_GIVEN TASK_
Can you print the data exactly and leave out each image?

_STORED DATA_

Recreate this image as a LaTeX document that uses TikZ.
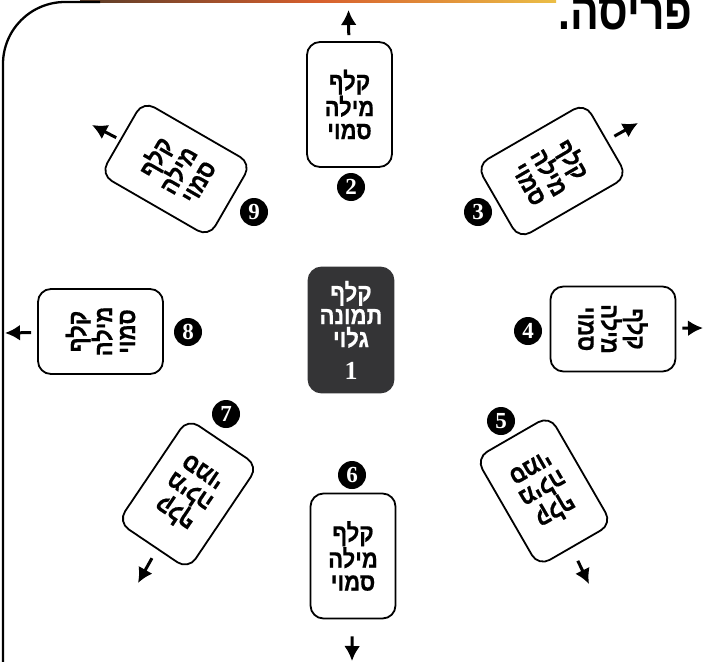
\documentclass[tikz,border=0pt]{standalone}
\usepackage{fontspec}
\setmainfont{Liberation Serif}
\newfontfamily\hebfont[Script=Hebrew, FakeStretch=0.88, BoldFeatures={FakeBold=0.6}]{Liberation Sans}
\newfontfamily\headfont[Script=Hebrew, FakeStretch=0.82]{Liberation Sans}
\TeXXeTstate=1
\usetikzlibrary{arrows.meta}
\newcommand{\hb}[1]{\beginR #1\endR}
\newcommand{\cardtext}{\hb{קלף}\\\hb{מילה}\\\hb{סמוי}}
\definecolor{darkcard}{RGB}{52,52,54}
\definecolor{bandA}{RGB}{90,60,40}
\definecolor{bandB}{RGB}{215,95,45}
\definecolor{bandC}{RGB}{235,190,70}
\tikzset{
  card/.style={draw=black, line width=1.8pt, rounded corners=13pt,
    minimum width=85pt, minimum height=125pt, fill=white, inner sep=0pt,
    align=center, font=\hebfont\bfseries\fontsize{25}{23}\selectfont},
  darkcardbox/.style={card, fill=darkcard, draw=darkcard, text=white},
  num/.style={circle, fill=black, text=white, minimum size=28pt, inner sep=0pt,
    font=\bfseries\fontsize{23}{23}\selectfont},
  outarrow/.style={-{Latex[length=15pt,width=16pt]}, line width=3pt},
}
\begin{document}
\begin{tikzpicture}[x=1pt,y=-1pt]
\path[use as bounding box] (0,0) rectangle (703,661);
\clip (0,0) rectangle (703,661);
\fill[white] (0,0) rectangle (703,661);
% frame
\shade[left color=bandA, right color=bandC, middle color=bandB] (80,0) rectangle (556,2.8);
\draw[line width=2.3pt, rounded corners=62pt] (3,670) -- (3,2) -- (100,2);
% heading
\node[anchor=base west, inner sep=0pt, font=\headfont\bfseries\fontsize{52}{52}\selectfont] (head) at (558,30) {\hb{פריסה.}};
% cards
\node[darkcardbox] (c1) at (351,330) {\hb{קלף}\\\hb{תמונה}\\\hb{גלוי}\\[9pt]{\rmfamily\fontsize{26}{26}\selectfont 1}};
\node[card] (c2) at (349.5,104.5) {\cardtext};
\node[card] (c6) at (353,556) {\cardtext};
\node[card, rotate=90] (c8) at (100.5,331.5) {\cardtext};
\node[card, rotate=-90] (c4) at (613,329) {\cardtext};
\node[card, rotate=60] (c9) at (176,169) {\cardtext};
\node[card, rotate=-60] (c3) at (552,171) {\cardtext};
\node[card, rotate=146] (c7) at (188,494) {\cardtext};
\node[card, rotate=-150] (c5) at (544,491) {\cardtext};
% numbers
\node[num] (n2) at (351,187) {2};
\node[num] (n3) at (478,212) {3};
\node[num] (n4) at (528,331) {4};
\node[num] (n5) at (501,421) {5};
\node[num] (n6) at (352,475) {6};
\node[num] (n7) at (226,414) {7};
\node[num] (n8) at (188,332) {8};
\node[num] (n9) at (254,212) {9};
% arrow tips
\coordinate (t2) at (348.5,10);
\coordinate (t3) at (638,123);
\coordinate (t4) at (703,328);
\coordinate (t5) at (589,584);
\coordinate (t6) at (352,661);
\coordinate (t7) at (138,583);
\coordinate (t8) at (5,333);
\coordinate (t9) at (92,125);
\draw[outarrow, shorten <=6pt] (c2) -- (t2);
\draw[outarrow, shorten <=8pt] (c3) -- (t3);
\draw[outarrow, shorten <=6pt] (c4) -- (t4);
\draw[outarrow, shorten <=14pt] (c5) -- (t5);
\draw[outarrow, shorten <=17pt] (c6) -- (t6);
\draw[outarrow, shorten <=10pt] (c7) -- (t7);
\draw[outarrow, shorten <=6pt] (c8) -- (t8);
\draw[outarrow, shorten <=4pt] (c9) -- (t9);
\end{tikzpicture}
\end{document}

_RIGHT ANSWER_
Recreate this image as a LaTeX document that uses TikZ.
\documentclass[tikz,border=0pt]{standalone}
\usepackage{fontspec}
\setmainfont{Liberation Serif}
\newfontfamily\hebfont[Script=Hebrew, FakeStretch=0.88, BoldFeatures={FakeBold=0.6}]{Liberation Sans}
\newfontfamily\headfont[Script=Hebrew, FakeStretch=0.82]{Liberation Sans}
\TeXXeTstate=1
\usetikzlibrary{arrows.meta}
\newcommand{\hb}[1]{\beginR #1\endR}
\newcommand{\cardtext}{\hb{קלף}\\\hb{מילה}\\\hb{סמוי}}
\definecolor{darkcard}{RGB}{52,52,54}
\definecolor{bandA}{RGB}{90,60,40}
\definecolor{bandB}{RGB}{215,95,45}
\definecolor{bandC}{RGB}{235,190,70}
\tikzset{
  card/.style={draw=black, line width=1.8pt, rounded corners=13pt,
    minimum width=85pt, minimum height=125pt, fill=white, inner sep=0pt,
    align=center, font=\hebfont\bfseries\fontsize{25}{23}\selectfont},
  darkcardbox/.style={card, fill=darkcard, draw=darkcard, text=white},
  num/.style={circle, fill=black, text=white, minimum size=28pt, inner sep=0pt,
    font=\bfseries\fontsize{23}{23}\selectfont},
  outarrow/.style={-{Latex[length=15pt,width=16pt]}, line width=3pt},
}
\begin{document}
\begin{tikzpicture}[x=1pt,y=-1pt]
\path[use as bounding box] (0,0) rectangle (703,661);
\clip (0,0) rectangle (703,661);
\fill[white] (0,0) rectangle (703,661);
% frame
\shade[left color=bandA, right color=bandC, middle color=bandB] (80,0) rectangle (556,2.8);
\draw[line width=2.3pt, rounded corners=62pt] (3,670) -- (3,2) -- (100,2);
% heading
\node[anchor=base west, inner sep=0pt, font=\headfont\bfseries\fontsize{52}{52}\selectfont] (head) at (558,30) {\hb{פריסה.}};
% cards
\node[darkcardbox] (c1) at (351,330) {\hb{קלף}\\\hb{תמונה}\\\hb{גלוי}\\[9pt]{\rmfamily\fontsize{26}{26}\selectfont 1}};
\node[card] (c2) at (349.5,104.5) {\cardtext};
\node[card] (c6) at (353,556) {\cardtext};
\node[card, rotate=90] (c8) at (100.5,331.5) {\cardtext};
\node[card, rotate=-90] (c4) at (613,329) {\cardtext};
\node[card, rotate=60] (c9) at (176,169) {\cardtext};
\node[card, rotate=-60] (c3) at (552,171) {\cardtext};
\node[card, rotate=146] (c7) at (188,494) {\cardtext};
\node[card, rotate=-150] (c5) at (544,491) {\cardtext};
% numbers
\node[num] (n2) at (351,187) {2};
\node[num] (n3) at (478,212) {3};
\node[num] (n4) at (528,331) {4};
\node[num] (n5) at (501,421) {5};
\node[num] (n6) at (352,475) {6};
\node[num] (n7) at (226,414) {7};
\node[num] (n8) at (188,332) {8};
\node[num] (n9) at (254,212) {9};
% arrow tips
\coordinate (t2) at (348.5,10);
\coordinate (t3) at (638,123);
\coordinate (t4) at (703,328);
\coordinate (t5) at (589,584);
\coordinate (t6) at (352,661);
\coordinate (t7) at (138,583);
\coordinate (t8) at (5,333);
\coordinate (t9) at (92,125);
\draw[outarrow, shorten <=6pt] (c2) -- (t2);
\draw[outarrow, shorten <=8pt] (c3) -- (t3);
\draw[outarrow, shorten <=6pt] (c4) -- (t4);
\draw[outarrow, shorten <=14pt] (c5) -- (t5);
\draw[outarrow, shorten <=17pt] (c6) -- (t6);
\draw[outarrow, shorten <=10pt] (c7) -- (t7);
\draw[outarrow, shorten <=6pt] (c8) -- (t8);
\draw[outarrow, shorten <=4pt] (c9) -- (t9);
\end{tikzpicture}
\end{document}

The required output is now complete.